[Set exercise]
Up to and including the line that contains "y_ticks = [-4, -3, -2, -1, 0, 1, 2, 3]", write out each line of the material from its first line, exactly.

[Collected material]

◆ ◆ ◆

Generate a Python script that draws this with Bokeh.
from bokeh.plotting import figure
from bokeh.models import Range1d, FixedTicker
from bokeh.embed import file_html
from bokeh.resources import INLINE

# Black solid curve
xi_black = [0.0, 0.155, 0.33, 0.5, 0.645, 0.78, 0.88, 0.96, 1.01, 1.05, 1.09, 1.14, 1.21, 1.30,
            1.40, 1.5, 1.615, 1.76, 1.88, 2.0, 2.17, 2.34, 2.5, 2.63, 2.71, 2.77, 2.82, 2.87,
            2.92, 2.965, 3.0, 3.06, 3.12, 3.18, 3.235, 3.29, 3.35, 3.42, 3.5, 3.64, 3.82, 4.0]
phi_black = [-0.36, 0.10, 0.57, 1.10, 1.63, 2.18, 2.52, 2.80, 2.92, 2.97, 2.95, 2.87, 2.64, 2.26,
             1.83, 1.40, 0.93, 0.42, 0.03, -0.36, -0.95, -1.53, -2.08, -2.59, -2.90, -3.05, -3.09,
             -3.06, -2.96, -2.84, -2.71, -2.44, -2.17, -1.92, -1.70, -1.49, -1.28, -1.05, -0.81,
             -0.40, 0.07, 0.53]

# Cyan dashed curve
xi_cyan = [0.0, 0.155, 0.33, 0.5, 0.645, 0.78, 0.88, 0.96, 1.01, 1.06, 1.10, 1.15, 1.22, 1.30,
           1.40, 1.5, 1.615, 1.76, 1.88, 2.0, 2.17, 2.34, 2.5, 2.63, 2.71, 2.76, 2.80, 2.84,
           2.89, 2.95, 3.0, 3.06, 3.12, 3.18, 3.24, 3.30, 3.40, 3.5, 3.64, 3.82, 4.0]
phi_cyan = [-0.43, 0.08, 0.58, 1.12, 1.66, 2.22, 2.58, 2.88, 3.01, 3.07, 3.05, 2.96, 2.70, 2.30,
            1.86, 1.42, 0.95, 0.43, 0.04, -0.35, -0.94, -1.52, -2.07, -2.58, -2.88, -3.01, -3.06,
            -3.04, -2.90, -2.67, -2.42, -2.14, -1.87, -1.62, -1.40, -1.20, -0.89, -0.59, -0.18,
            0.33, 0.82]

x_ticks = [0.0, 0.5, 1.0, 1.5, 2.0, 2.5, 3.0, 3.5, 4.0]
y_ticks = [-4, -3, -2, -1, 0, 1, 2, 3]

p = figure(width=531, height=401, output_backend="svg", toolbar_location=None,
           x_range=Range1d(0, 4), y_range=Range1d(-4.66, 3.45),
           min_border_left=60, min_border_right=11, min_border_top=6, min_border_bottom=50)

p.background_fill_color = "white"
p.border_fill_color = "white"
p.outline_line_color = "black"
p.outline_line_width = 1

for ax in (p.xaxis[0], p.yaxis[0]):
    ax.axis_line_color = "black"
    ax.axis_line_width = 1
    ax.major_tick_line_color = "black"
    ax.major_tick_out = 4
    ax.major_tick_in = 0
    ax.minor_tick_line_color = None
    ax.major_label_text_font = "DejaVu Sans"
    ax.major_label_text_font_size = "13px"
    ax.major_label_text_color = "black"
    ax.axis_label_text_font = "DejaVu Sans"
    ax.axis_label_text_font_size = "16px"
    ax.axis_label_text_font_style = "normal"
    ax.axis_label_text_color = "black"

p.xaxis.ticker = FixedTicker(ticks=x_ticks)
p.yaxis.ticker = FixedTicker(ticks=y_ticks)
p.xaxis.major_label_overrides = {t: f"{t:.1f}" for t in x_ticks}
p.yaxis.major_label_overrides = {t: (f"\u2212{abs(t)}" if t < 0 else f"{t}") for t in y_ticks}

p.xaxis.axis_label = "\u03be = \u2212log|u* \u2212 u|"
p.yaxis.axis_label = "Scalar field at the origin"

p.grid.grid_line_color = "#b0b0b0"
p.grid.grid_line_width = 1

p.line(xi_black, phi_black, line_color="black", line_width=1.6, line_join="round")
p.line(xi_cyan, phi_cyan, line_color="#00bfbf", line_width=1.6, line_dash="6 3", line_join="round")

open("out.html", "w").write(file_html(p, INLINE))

◆ ◆ ◆

[Complete answer]
Generate a Python script that draws this with Bokeh.
from bokeh.plotting import figure
from bokeh.models import Range1d, FixedTicker
from bokeh.embed import file_html
from bokeh.resources import INLINE

# Black solid curve
xi_black = [0.0, 0.155, 0.33, 0.5, 0.645, 0.78, 0.88, 0.96, 1.01, 1.05, 1.09, 1.14, 1.21, 1.30,
            1.40, 1.5, 1.615, 1.76, 1.88, 2.0, 2.17, 2.34, 2.5, 2.63, 2.71, 2.77, 2.82, 2.87,
            2.92, 2.965, 3.0, 3.06, 3.12, 3.18, 3.235, 3.29, 3.35, 3.42, 3.5, 3.64, 3.82, 4.0]
phi_black = [-0.36, 0.10, 0.57, 1.10, 1.63, 2.18, 2.52, 2.80, 2.92, 2.97, 2.95, 2.87, 2.64, 2.26,
             1.83, 1.40, 0.93, 0.42, 0.03, -0.36, -0.95, -1.53, -2.08, -2.59, -2.90, -3.05, -3.09,
             -3.06, -2.96, -2.84, -2.71, -2.44, -2.17, -1.92, -1.70, -1.49, -1.28, -1.05, -0.81,
             -0.40, 0.07, 0.53]

# Cyan dashed curve
xi_cyan = [0.0, 0.155, 0.33, 0.5, 0.645, 0.78, 0.88, 0.96, 1.01, 1.06, 1.10, 1.15, 1.22, 1.30,
           1.40, 1.5, 1.615, 1.76, 1.88, 2.0, 2.17, 2.34, 2.5, 2.63, 2.71, 2.76, 2.80, 2.84,
           2.89, 2.95, 3.0, 3.06, 3.12, 3.18, 3.24, 3.30, 3.40, 3.5, 3.64, 3.82, 4.0]
phi_cyan = [-0.43, 0.08, 0.58, 1.12, 1.66, 2.22, 2.58, 2.88, 3.01, 3.07, 3.05, 2.96, 2.70, 2.30,
            1.86, 1.42, 0.95, 0.43, 0.04, -0.35, -0.94, -1.52, -2.07, -2.58, -2.88, -3.01, -3.06,
            -3.04, -2.90, -2.67, -2.42, -2.14, -1.87, -1.62, -1.40, -1.20, -0.89, -0.59, -0.18,
            0.33, 0.82]

x_ticks = [0.0, 0.5, 1.0, 1.5, 2.0, 2.5, 3.0, 3.5, 4.0]
y_ticks = [-4, -3, -2, -1, 0, 1, 2, 3]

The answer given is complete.